The Perceptron: Linear Separability and Convergence

The Linear Threshold Unit

The perceptron is built on the linear threshold unit:

h(x) = \text{sign}(w^T x)

The weight vector $w$ encodes the importance of each feature:

Large $|w_i|$ → feature $x_i$ is important
Small $|w_i|$ → feature $x_i$ is irrelevant
Positive weight $w_i > 0$ → feature $x_i$ pushes toward the positive class

The Algorithm

Assumption: data is linearly separable.

Initialise $w(0) = 0$
For each misclassified point $(x_i, y_i)$ : update $w(t+1) = w(t) + \eta \, y_i x_i$
Repeat until all points are correctly classified

This is an online, mistake-driven algorithm. The weight vector only changes when the current hypothesis makes an error.

What the update does geometrically: the weight vector defines the normal to the decision boundary. Each update rotates the boundary toward the misclassified point, reducing the chance it will be misclassified on the next pass.

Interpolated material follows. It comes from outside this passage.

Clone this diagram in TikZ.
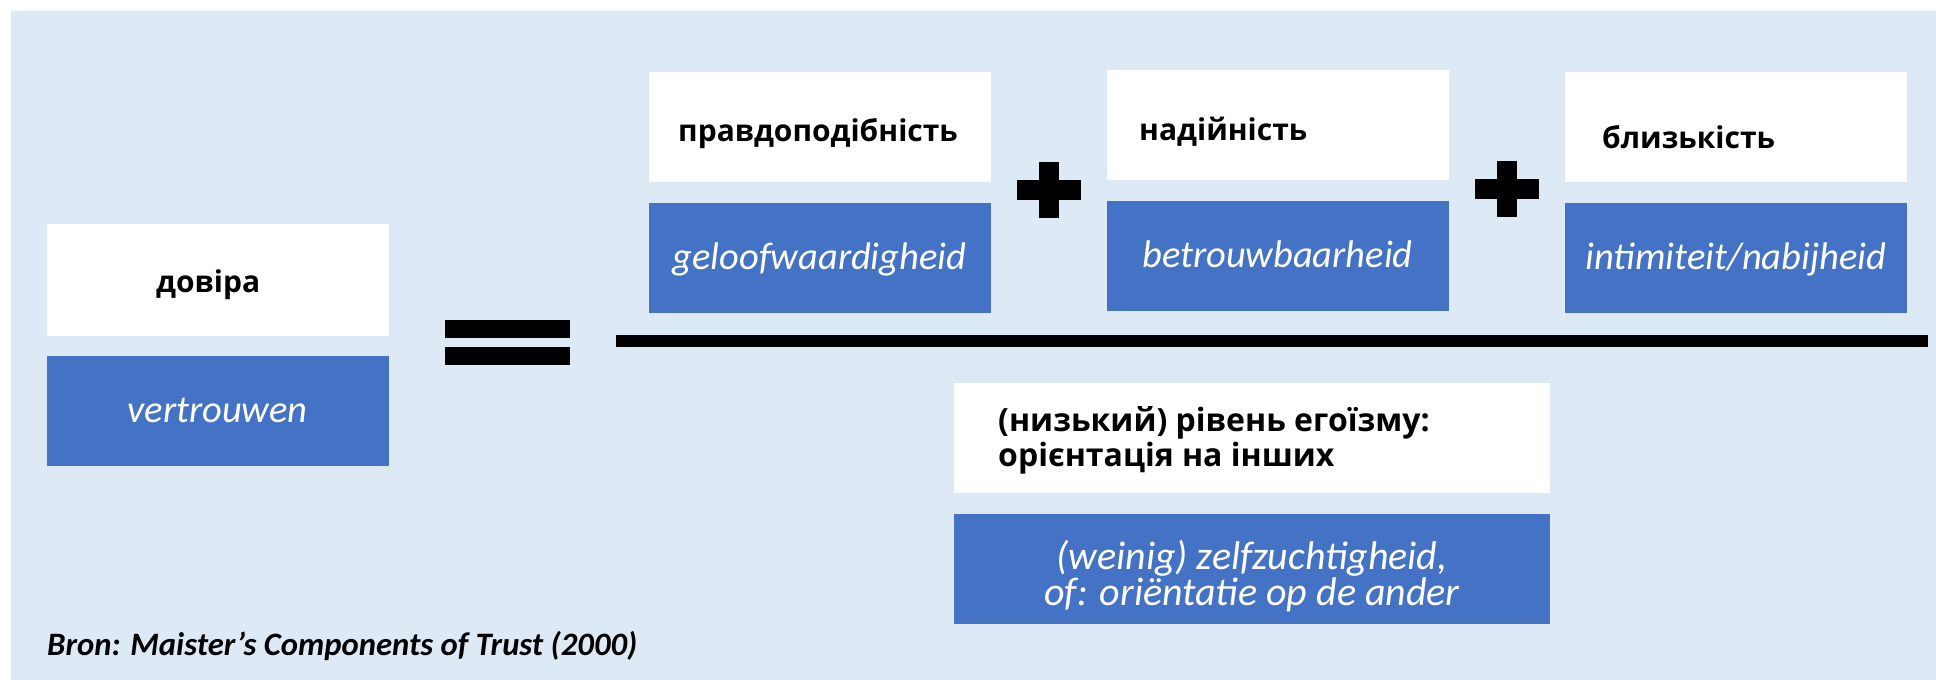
\documentclass[tikz,border=0pt]{standalone}
\usepackage{fontspec}
\setmainfont{Carlito}
\newfontfamily\cyrfont{Open Sans}
\usepackage{tikz}
\definecolor{backcolor}{HTML}{DDEAF5}
\definecolor{boxblue}{HTML}{4472C4}
\tikzset{%
  whitebox/.style={inner sep=0,fill=white,rectangle,minimum width=#1,minimum height=110pt},
  bluebox/.style={inner sep=0,fill=boxblue,rectangle,minimum width=#1,minimum height=110pt,
    text=white,align=center,text height=30pt,text depth=7pt,
    font=\fontsize{38.5pt}{40pt}\selectfont\itshape},
  cyrlabel/.style={anchor=base west,inner sep=0,font=\cyrfont\fontsize{30pt}{32pt}\selectfont\bfseries}
}
\newcommand{\boxwidth}{342pt}
\newcommand{\signbar}{20}

\begin{document}
\begin{tikzpicture}[x=1pt,y=-1pt]

\useasboundingbox (0,0) rectangle (1936,680);
\fill[white] (0,0) rectangle (1936,680);
\fill[backcolor] (11,11) rectangle (1936,680);

% left side: trust
\node (trustWhite) at (217.5,280) [whitebox=\boxwidth,minimum height=112pt] {};
\node (trustBlue) at (217.5,411) [bluebox=\boxwidth] {vertrouwen};
\node (trustLabel) at (156,292) [cyrlabel] {довіра};

% equals sign
\fill (445,320) rectangle (570,338);
\fill (445,347) rectangle (570,365);

% numerator
\node (credWhite) at (819.5,127) [whitebox=\boxwidth] {};
\node (credBlue) at (819.5,257.5) [bluebox=\boxwidth] {geloofwaardigheid};
\node (credLabel) at (678,141) [cyrlabel] {правдоподібність};

\node (relWhite) at (1277.5,125) [whitebox=\boxwidth] {};
\node (relBlue) at (1277.5,256) [bluebox=\boxwidth] {betrouwbaarheid};
\node (relLabel) at (1139,140) [cyrlabel] {надійність};

\node (intWhite) at (1736,127) [whitebox=\boxwidth] {};
\node (intBlue) at (1736,257.5) [bluebox=\boxwidth] {intimiteit/nabijheid};
\node (intLabel) at (1602,148) [cyrlabel] {близькість};

% plus signs
\fill (1049-\signbar/2,162) rectangle (1049+\signbar/2,218);
\fill (1017,190-\signbar/2) rectangle (1081,190+\signbar/2);
\fill (1507-\signbar/2,161) rectangle (1507+\signbar/2,217);
\fill (1475,189-\signbar/2) rectangle (1539,189+\signbar/2);

% fraction line
\draw[line width=12pt] (616,341) -- (1928,341);

% denominator
\node (selfWhite) at (1252,438) [whitebox=596pt] {};
\node (selfBlue) at (1252,569) [bluebox=596pt] {};
\node (selfText) at (1252,576) [inner sep=0,text=white,align=center,font=\fontsize{40pt}{36pt}\selectfont\itshape] {(weinig) zelfzuchtigheid,\\ of: oriëntatie op de ander};
\node (selfLabel) at (998,440) [anchor=west,inner sep=0,align=left,font=\cyrfont\fontsize{32pt}{35pt}\selectfont\bfseries] {(низький) рівень егоїзму:\\ орієнтація на інших};

\node (source) at (47,655) [anchor=base west,inner sep=0,font=\fontsize{32.7pt}{34pt}\selectfont\bfseries\itshape] {Bron: Maister’s Components of Trust (2000)};

\end{tikzpicture}
\end{document}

The Dot Product and Projection

The classifier scores a point $x$ as:

s = w^T x = \|w\| \|x\| \cos\theta

The sign of $s$ determines which side of the boundary $x$ falls on. Geometrically, this is the projection of $x$ onto $w$ . Positive projection means one class, negative means the other.

Learning Rate

Too large → overshoots the correct boundary
Too small → slow convergence

The perceptron is guaranteed to converge regardless of $\eta$ as long as the data is linearly separable. In the convergence proof, $\eta$ cancels out. In practice $\eta = 1$ is standard.

Convergence Bound

Let:

Radius $R = \max_i \|x_i\|$ , the radius of the data
Margin $\gamma > 0$ , the margin (there exists $w^*$ with $\|w^*\| = 1$ such that $y_i(w^{*T} x_i) \geq \gamma$ for all $i$ )

Then the number of mistakes the perceptron makes before converging is bounded by:

\text{mistakes} \leq \left(\frac{R}{\gamma}\right)^2

A larger margin $\gamma$ → fewer mistakes before convergence. A larger data spread $R$ → more mistakes needed.

Generalisation

For the perceptron to generalise (perform well on unseen data), two conditions must hold:

$E_{\text{in}}(g) \approx E_{\text{out}}(g)$ : in-sample error must be close to out-of-sample error
$E_{\text{in}}$ must be small: the hypothesis must fit the training data

The VC dimension of a linear classifier in $d$ dimensions is $d + 1$ . For $N$ sufficiently larger than $d + 1$ , $E_{\text{in}} \approx E_{\text{out}}$ holds with high probability.

Since the perceptron converges only when the data is linearly separable ( $E_{\text{in}} = 0$ ), and for large $N$ this implies $E_{\text{out}} \approx 0$ , it generalises well when its assumptions hold.

What You Can Do Now

The code below trains a perceptron from scratch on a linearly separable dataset, printing the weight update at each mistake and confirming convergence.

import numpy as np

np.random.seed(0)

# Generate linearly separable data: two clusters
X_pos = np.random.randn(10, 2) + np.array([2, 2])
X_neg = np.random.randn(10, 2) + np.array([-2, -2])
X = np.vstack([X_pos, X_neg])
y = np.array([1]*10 + [-1]*10)

# Augment with bias term: x -> [x, 1]
X_aug = np.hstack([X, np.ones((len(X), 1))])

w = np.zeros(X_aug.shape[1])   # initialise weights to zero
eta = 1.0                        # learning rate (cancels in convergence proof)

mistakes, max_passes = 0, 100
for pass_num in range(max_passes):
    errors_this_pass = 0
    for i in range(len(X_aug)):
        if y[i] * (w @ X_aug[i]) <= 0:   # misclassified
            w = w + eta * y[i] * X_aug[i]
            mistakes += 1
            errors_this_pass += 1
    if errors_this_pass == 0:
        print(f"Converged after {pass_num+1} pass(es), {mistakes} total mistakes")
        break

# Verify: all points correctly classified
preds = np.sign(X_aug @ w)
print(f"Training accuracy: {np.mean(preds == y):.0%}")
print(f"Final weights: {w}")

Try replacing the cluster centres with overlapping ones (e.g. [1, 1] and [-1, -1]) to observe that the perceptron never converges on non-separable data. The bound $(R/\gamma)^2$ can be computed from the data to predict the maximum number of mistakes before convergence.